Le bonheur n'est jamais grandiose : dénué de passion, de lutte, d'excès, d'énergie créatrice, de dépassement... Le héros va d'ailleurs jusqu'à réclamer son droit au malheur.
Le bonheur n'est jamais grandiose : cette phrase est pour moi la plus importante du roman. Pourquoi ? Parce que dans ce monde dépeint par Huxley, les gens ne sont pas des esclaves oppressés rêvant de révolte mais bien des gens heureux.
Et c'est bien là tout le génie de cette anticipation. Certes les gens ne naissent pas dans des bocaux, génétiquement prédestinés, mais les autres dérives du Brave New World me semblent tristement d'actualité, en particulier le conditionnement, qui se fait aujourd'hui principalement par la pub et les média.

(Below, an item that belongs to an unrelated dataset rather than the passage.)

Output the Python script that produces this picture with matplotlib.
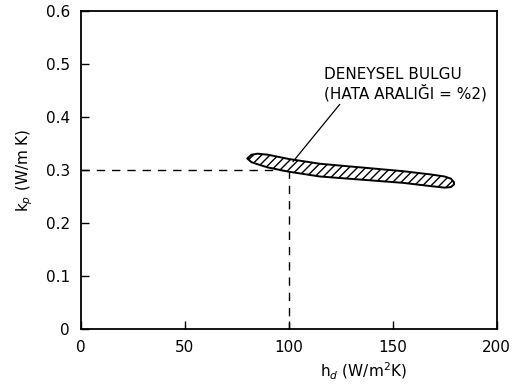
import matplotlib
matplotlib.use("Agg")
import matplotlib.pyplot as plt

# experimental band (hatched region)
band_h = [80, 82, 85, 90, 100, 115, 135, 155, 168, 175, 178, 179.5]
band_upper = [0.322, 0.329, 0.331, 0.329, 0.321, 0.312, 0.305, 0.298, 0.292, 0.288, 0.284, 0.277]
band_lower = [0.322, 0.315, 0.311, 0.305, 0.297, 0.288, 0.282, 0.276, 0.270, 0.267, 0.268, 0.273]

# reading lines
read_h = 100
read_k = 0.30

x_ticks = [0, 50, 100, 150, 200]
y_ticks = [0, 0.1, 0.2, 0.3, 0.4, 0.5, 0.6]
y_ticklabels = ["0", "0.1", "0.2", "0.3", "0.4", "0.5", "0.6"]

plt.rcParams.update({"font.family": "DejaVu Sans", "font.size": 11,
                     "hatch.linewidth": 1.0})

fig = plt.figure(figsize=(5.13, 3.92), dpi=100)
ax = fig.add_axes([0.158, 0.16, 0.81, 0.812])

ax.fill_between(band_h, band_lower, band_upper, facecolor="white",
                edgecolor="black", hatch="////", linewidth=1.4, zorder=3)

ax.plot([0, read_h], [read_k, read_k], color="black", linestyle=(0, (6, 5)), linewidth=1)
ax.plot([read_h, read_h], [read_k, 0], color="black", linestyle=(0, (6, 5)), linewidth=1)

ax.annotate("DENEYSEL BULGU\n(HATA ARALIĞI = %2)", xy=(102, 0.316), xytext=(117, 0.462),
            fontsize=11, ha="left", va="center", linespacing=1.15,
            arrowprops=dict(arrowstyle="-", color="black", linewidth=0.9,
                            shrinkA=0, shrinkB=0, relpos=(0.11, 0.0)))

ax.set_xlim(0, 200)
ax.set_ylim(0, 0.6)
ax.set_xticks(x_ticks)
ax.set_yticks(y_ticks)
ax.set_yticklabels(y_ticklabels)
ax.tick_params(direction="in", length=6, width=1, top=False, right=False, pad=8, labelsize=11)
for s in ax.spines.values():
    s.set_linewidth(1.3)

ax.set_xlabel(r"h$_d$ (W/m$^2$K)", fontsize=11, labelpad=2)
ax.xaxis.set_label_coords(0.68, -0.1)
ax.set_ylabel(r"k$_p$ (W/m K)", fontsize=11, labelpad=8)

fig.savefig("out.png", dpi=100, facecolor="white")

Pas besoin d'instaurer une dictature et d'imposer l'abrutissement des masses par la force, comme dans beaucoup de dystopies : la foule est en réalité consentante, heureuse de la merde qu'on lui jette entre les dents au point d'en redemander, de Hanouna aux anges de la télé-réalité. Heureuse de posséder trop, de consommer trop, heureuse de ses relations affectives superficielles, heureuse de sa propre inculture au point d'en être fière, heureuse d'être à sa place, sans avoir à s'élever, l'essentiel est d'avoir du divertissement, du fun, le ventre plein et la tête vide.
Alors pourquoi seulement 7 ? Parce que ce constat brillant nous est décrit avec un style que j'ai trouvé un peu lourd, franchement pas toujours agréable à lire. Et parce que le héros "sauvage", avec ses interminables références à Shakespeare, nous est présenté en "modèle", alors qu'il est à peu près aussi con que ses opposants, coincé dans son extrêmisme libertaire et immuable dans ses valeurs conditionnées (elles aussi!) par ses lectures.
Un classique, intelligent et assurément à lire une fois dans sa vie, mais dont la plume l'empêche de devenir un de mes livres de chevet.